═════ RECORDS SHOWN

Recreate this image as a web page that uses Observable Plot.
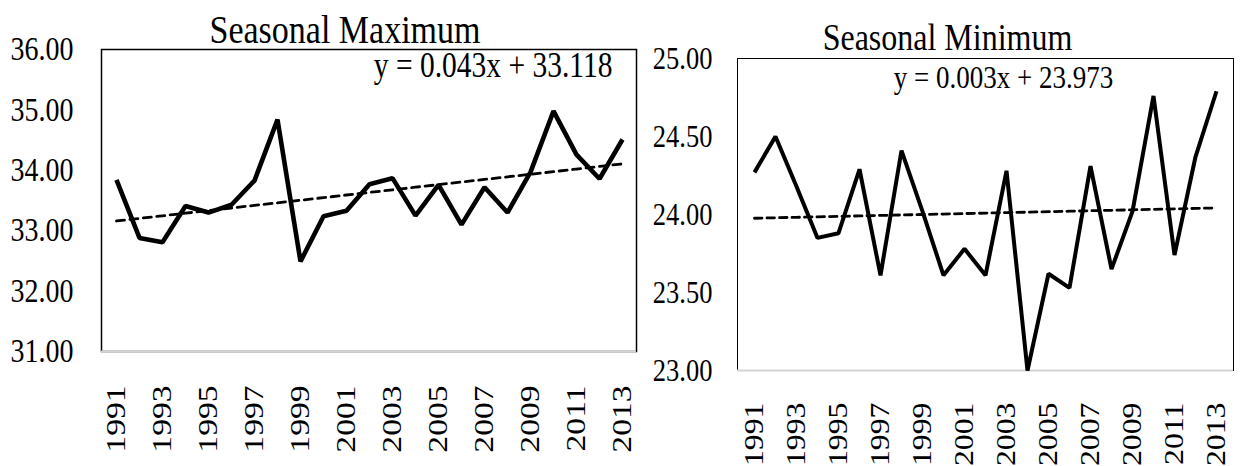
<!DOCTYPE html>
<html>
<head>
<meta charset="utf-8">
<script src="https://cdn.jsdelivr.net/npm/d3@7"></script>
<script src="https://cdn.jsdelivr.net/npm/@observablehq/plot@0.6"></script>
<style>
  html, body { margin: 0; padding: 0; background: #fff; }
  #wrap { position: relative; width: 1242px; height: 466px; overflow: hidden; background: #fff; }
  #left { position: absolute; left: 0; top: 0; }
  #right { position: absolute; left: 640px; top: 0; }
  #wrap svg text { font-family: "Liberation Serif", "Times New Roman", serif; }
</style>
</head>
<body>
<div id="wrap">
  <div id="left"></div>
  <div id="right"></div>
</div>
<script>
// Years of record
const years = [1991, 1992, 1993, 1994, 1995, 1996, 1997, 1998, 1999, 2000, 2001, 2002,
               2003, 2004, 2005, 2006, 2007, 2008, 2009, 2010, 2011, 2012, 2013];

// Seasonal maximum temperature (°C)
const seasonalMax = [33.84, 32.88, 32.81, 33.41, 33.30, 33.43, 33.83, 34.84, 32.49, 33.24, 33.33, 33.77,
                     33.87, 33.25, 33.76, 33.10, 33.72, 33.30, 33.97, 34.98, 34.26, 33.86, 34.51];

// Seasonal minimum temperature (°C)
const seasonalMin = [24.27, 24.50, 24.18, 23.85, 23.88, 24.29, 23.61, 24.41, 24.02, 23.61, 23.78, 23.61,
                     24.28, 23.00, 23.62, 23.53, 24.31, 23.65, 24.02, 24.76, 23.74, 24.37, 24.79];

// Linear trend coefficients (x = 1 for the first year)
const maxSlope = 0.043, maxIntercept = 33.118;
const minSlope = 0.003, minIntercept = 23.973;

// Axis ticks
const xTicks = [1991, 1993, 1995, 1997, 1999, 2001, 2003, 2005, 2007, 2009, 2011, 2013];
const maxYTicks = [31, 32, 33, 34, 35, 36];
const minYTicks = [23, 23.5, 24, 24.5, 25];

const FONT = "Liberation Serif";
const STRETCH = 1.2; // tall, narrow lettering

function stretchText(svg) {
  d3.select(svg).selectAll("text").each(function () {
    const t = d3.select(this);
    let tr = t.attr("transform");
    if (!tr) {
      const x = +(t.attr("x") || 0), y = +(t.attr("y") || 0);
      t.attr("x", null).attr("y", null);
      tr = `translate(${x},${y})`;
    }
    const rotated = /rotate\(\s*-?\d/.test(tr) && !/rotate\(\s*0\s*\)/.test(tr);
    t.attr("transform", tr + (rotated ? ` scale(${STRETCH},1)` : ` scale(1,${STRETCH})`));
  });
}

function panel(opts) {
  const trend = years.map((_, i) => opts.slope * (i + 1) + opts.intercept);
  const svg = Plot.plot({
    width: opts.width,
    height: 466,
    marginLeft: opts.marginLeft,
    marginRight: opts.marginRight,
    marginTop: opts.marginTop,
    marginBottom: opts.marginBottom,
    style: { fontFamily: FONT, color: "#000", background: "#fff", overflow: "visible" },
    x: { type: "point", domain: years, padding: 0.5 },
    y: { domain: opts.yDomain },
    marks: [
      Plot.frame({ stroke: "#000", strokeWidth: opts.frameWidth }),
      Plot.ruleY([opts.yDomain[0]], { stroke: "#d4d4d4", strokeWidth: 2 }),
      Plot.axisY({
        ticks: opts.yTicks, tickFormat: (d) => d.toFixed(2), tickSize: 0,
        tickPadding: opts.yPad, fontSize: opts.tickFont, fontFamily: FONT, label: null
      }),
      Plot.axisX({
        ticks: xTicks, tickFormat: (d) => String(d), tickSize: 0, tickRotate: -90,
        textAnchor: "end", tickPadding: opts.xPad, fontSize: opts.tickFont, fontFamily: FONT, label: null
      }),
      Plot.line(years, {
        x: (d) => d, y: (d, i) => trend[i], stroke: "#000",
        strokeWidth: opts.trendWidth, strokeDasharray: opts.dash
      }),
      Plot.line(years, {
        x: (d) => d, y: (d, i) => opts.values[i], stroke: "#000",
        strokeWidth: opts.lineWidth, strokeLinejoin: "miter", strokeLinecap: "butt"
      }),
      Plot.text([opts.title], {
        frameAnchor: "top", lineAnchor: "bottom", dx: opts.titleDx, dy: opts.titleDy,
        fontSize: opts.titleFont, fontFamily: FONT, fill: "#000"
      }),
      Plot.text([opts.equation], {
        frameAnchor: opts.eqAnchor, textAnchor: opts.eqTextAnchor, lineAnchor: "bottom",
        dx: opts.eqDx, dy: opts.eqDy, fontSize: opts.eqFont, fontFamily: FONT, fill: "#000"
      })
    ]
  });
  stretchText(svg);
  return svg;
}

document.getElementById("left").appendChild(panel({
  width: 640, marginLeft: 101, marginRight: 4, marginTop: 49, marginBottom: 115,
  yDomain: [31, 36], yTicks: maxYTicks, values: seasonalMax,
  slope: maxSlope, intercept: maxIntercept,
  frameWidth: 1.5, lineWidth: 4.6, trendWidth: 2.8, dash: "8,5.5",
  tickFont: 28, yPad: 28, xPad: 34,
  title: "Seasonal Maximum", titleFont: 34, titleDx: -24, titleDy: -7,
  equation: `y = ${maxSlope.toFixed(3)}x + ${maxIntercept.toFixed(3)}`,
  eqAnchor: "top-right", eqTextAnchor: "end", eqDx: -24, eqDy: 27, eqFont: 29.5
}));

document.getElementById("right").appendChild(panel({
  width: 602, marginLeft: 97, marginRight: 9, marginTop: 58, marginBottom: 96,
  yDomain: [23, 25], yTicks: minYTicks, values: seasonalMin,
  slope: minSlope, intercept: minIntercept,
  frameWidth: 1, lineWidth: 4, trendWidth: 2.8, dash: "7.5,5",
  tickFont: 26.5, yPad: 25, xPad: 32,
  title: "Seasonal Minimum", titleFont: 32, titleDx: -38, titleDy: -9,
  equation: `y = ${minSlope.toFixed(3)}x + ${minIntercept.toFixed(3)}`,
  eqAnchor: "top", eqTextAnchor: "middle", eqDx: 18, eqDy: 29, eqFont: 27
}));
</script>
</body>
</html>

══════════
═════ RECORDS SHOWN

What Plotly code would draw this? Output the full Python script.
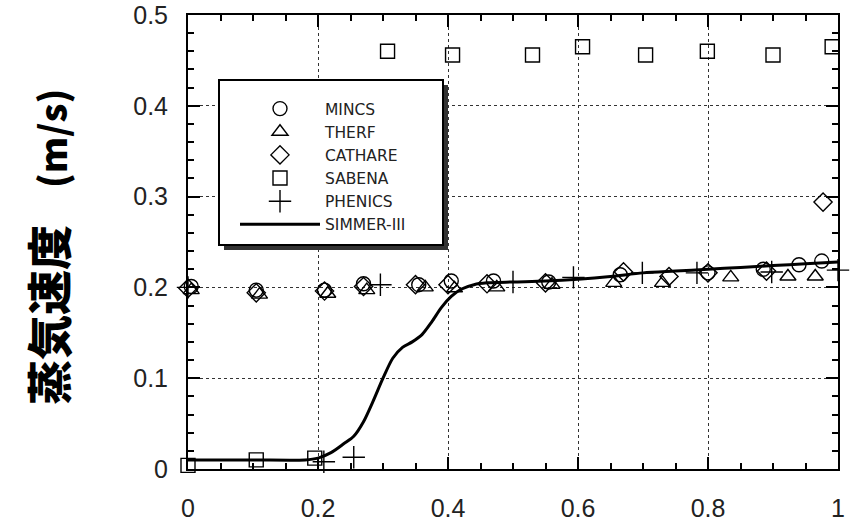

══════════
═════ RECORDS SHOWN

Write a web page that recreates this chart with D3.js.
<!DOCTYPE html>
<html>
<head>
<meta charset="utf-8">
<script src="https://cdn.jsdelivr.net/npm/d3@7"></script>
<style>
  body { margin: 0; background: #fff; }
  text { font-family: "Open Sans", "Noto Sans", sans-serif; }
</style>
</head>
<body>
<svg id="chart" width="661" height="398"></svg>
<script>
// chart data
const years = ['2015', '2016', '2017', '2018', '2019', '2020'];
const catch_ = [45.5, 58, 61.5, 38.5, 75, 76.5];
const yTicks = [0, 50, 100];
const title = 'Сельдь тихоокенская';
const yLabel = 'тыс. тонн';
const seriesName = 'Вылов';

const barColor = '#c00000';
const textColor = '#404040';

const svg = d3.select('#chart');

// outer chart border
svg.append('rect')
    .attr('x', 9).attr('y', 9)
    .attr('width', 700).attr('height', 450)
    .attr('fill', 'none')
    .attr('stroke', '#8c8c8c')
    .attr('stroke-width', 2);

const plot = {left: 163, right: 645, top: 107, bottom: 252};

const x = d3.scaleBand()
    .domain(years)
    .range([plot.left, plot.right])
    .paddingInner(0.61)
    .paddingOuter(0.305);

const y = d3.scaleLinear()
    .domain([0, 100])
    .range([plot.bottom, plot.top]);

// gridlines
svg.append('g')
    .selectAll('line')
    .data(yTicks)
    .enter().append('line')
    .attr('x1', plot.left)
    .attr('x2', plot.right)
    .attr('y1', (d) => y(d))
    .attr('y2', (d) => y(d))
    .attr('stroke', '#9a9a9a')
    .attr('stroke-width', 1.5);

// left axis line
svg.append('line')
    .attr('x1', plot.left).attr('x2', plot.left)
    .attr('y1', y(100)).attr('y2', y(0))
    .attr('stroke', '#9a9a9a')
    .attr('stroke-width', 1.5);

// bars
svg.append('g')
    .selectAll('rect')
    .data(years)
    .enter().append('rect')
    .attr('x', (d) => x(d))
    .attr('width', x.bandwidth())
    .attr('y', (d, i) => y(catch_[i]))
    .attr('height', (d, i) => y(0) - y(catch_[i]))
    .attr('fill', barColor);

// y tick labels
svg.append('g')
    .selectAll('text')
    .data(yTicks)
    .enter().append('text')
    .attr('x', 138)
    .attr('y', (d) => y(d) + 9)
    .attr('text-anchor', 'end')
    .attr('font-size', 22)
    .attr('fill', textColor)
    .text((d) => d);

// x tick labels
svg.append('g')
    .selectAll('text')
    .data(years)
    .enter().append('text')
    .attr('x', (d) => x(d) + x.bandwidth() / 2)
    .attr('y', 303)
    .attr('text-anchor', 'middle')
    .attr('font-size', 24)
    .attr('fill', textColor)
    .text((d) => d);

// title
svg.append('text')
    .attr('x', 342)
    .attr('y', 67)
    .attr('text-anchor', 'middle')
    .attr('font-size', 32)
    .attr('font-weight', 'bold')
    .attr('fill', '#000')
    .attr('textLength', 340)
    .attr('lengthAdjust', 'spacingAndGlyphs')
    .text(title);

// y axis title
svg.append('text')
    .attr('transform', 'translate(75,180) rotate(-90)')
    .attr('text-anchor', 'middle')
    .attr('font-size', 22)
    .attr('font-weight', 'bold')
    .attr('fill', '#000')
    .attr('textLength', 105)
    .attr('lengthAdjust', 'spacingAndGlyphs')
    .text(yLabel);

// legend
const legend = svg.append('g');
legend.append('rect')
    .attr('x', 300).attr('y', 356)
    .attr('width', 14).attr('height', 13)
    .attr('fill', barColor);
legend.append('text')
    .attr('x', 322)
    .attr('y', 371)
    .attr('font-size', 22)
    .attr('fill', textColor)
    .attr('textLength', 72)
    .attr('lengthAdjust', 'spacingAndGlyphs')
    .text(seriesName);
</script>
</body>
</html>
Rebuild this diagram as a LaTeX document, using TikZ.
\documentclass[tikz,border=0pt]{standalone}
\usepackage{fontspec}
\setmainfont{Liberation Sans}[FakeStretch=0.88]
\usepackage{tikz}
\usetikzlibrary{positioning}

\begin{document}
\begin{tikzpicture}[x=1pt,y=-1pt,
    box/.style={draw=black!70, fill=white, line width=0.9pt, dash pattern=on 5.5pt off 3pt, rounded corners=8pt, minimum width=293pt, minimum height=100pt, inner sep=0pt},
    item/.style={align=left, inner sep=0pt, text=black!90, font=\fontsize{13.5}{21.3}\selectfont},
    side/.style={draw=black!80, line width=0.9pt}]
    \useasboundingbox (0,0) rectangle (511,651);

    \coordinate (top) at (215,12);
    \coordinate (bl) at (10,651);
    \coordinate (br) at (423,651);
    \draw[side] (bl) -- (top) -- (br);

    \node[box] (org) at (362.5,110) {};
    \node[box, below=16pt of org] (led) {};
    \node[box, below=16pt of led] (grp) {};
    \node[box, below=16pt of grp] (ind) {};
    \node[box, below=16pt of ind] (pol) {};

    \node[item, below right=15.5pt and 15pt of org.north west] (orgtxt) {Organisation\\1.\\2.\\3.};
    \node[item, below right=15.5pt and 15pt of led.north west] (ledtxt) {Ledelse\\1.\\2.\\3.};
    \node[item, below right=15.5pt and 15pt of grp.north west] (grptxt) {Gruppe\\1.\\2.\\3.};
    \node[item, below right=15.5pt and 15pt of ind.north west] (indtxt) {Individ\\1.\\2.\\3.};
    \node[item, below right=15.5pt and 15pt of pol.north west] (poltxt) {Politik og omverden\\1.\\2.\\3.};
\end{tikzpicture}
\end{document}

══════════

*PROBLEM STATEMENT*
In the listing above, find the line with "Recreate this image" and the line with "23.74, 24.37, 24.79];". Copy both of them and every line between, exactly, but not the pictures.

*OUTPUT OF THE TASK*
Recreate this image as a web page that uses Observable Plot.
<!DOCTYPE html>
<html>
<head>
<meta charset="utf-8">
<script src="https://cdn.jsdelivr.net/npm/d3@7"></script>
<script src="https://cdn.jsdelivr.net/npm/@observablehq/plot@0.6"></script>
<style>
  html, body { margin: 0; padding: 0; background: #fff; }
  #wrap { position: relative; width: 1242px; height: 466px; overflow: hidden; background: #fff; }
  #left { position: absolute; left: 0; top: 0; }
  #right { position: absolute; left: 640px; top: 0; }
  #wrap svg text { font-family: "Liberation Serif", "Times New Roman", serif; }
</style>
</head>
<body>
<div id="wrap">
  <div id="left"></div>
  <div id="right"></div>
</div>
<script>
// Years of record
const years = [1991, 1992, 1993, 1994, 1995, 1996, 1997, 1998, 1999, 2000, 2001, 2002,
               2003, 2004, 2005, 2006, 2007, 2008, 2009, 2010, 2011, 2012, 2013];

// Seasonal maximum temperature (°C)
const seasonalMax = [33.84, 32.88, 32.81, 33.41, 33.30, 33.43, 33.83, 34.84, 32.49, 33.24, 33.33, 33.77,
                     33.87, 33.25, 33.76, 33.10, 33.72, 33.30, 33.97, 34.98, 34.26, 33.86, 34.51];

// Seasonal minimum temperature (°C)
const seasonalMin = [24.27, 24.50, 24.18, 23.85, 23.88, 24.29, 23.61, 24.41, 24.02, 23.61, 23.78, 23.61,
                     24.28, 23.00, 23.62, 23.53, 24.31, 23.65, 24.02, 24.76, 23.74, 24.37, 24.79];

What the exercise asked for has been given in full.